Quando fui levar o preso autor para autografar seu livro na capital, ouvi sonoramente da Coordenadoria de Educação da SUSEPE a seguinte afirmação: “O Conselho de Biblioteconomia anda pegando no nosso pé pela ausência de bibliotecários nas bibliotecas. Agora não usamos mais a nomenclatura ‘biblioteca’ e sim ‘espaços de leitura’, assim eles não podem fazer nada.” Entendem o que eu quis dizer quando afirmei na resposta anterior que o próprio sistema transgride as leis?  Afinal, na lei não existe o termo espaço de leitura e sim bibliotecas.

O Conselho não deveria cobrar apenas a presença do bibliotecário, mas primeiro partir da premissa de que é “obrigatório” ter biblioteca e tendo esta, é preciso a presença do profissional formado e capacitado para trabalhar nelas.
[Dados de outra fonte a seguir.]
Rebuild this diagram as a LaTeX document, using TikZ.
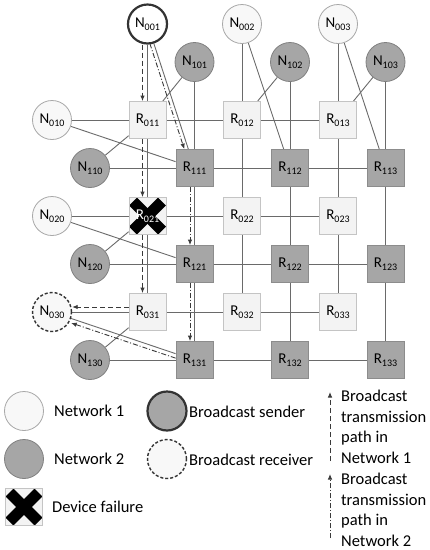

Ai você ouve do sistema aquela velha desculpa que também ouvimos das bibliotecas escolares: “ah, melhor ter um espaço de leitura sem bibliotecário do que não ter nada.” Pera ai, até quando vamos seguir omissos e corroboradores do que é errado? E assim está tudo como dantes no quartel d’Abrantes.

As pessoas ficam consternadas quando assistem pela tv as notícias lastimáveis sobre as rebeliões nos presídios, massacres. O governo investe na construção de mais muros prisionais, mas sequer investe um só centavo na Educação intramuros do cárcere. As pessoas precisam compreender que punir apenas não adianta, porque é só isso que a prisão faz. Mas como não temos prisão perpétua no Brasil, uma hora os caras saem e ai entra a pergunta que todos nós deveríamos fazer: “como nós, sociedade, desejamos que estes indivíduos retornem ao convívio social na liberdade?”.

Biblioteca prisional não é fábrica de milagres, mas opera milagres sim, ainda que com um ou dois ou mesmo com a possibilidade de um “efeito dominó”. Eu consegui, imagina tantos outros bibliotecários à frente de muitas outras bibliotecas prisionais?! Minhas palavras não são utopias ou devaneios, elas estão embasadas nas leis que já existem, só é preciso dar aplicabilidade. Biblioteca prisional não é assistencialismo, mas direito legal de todo e qualquer apenado.